Paul Tillich 1886-1965 used the example of a national flag as a symbol, which expresses nationalism, patriotism and national identity. It is more than just a sign, such as a traffic light or a road sign, which merely provides useful information. Symbols express the believer’s emotions about what that symbol suggests. Symbols simply transcend facts and therefore should not be interpreted literally. This would lead only to misunderstanding. Symbols are subtle modes of communication, which belong to high-level discourse. Although they do not belong to religious language, they are of much value to discourse that deals with issues that are beyond the factual.
Symbols are a very useful way to communicate truths that go beyond the objective world. However, their interpretations can pose difficulties. For example, they can become the focus of worship and they can be so trivial that their original meanings can be lost.

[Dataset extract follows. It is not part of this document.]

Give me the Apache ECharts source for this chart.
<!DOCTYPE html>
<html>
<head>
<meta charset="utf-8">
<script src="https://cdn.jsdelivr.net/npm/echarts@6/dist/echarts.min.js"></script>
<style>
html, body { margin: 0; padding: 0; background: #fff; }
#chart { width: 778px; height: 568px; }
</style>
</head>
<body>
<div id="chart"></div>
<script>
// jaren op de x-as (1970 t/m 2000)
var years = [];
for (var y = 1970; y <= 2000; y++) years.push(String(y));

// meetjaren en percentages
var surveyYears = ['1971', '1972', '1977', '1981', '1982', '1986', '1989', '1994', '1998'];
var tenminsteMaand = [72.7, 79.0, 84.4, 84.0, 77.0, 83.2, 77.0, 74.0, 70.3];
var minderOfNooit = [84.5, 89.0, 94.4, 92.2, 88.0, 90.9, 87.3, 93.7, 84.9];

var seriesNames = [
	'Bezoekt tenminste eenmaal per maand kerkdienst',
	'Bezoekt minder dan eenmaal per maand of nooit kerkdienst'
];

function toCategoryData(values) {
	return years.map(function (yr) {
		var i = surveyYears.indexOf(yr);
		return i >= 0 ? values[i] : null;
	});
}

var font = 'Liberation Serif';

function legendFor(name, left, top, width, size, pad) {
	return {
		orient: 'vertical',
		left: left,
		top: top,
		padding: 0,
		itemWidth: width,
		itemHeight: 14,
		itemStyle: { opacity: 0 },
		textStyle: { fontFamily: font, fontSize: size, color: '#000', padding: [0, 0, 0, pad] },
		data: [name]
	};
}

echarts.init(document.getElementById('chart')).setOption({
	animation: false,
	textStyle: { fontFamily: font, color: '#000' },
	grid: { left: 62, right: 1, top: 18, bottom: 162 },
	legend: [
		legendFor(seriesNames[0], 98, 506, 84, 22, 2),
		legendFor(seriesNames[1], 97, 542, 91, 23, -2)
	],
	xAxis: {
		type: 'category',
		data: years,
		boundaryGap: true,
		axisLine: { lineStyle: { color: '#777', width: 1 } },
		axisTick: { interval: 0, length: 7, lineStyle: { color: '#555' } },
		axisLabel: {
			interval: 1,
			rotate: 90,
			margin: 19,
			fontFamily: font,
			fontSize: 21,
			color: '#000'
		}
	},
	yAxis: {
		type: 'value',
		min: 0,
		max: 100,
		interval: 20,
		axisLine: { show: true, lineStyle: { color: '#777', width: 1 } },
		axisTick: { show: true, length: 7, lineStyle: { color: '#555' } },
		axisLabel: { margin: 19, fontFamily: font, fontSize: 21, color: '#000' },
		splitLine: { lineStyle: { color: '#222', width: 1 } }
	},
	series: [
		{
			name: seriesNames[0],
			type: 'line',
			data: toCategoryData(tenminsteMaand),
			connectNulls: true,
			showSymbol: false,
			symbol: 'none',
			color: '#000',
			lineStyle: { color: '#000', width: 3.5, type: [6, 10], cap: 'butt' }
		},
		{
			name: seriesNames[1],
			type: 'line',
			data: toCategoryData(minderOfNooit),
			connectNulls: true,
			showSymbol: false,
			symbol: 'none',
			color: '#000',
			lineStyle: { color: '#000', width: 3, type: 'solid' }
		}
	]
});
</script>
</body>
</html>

To conclude, believers would agree that it is difficult to talk about God. The meaning of the word “God” applies to a being beyond human understanding. Believers recognize that any discussion of God is limited, but they would argue that religious language does not have meaning or purpose. Although logical positivists and some other theologians have tried to argue that religious statements are meaningless, in my research for this essay, I have found that most of these arguments have more weaknesses than strengths. It is impossible to prove with empirical evidence that God exists, however, it is ridiculous to say that religious statements do not mean anything as they obviously mean so much to many people. It leaves us with more questions than answers.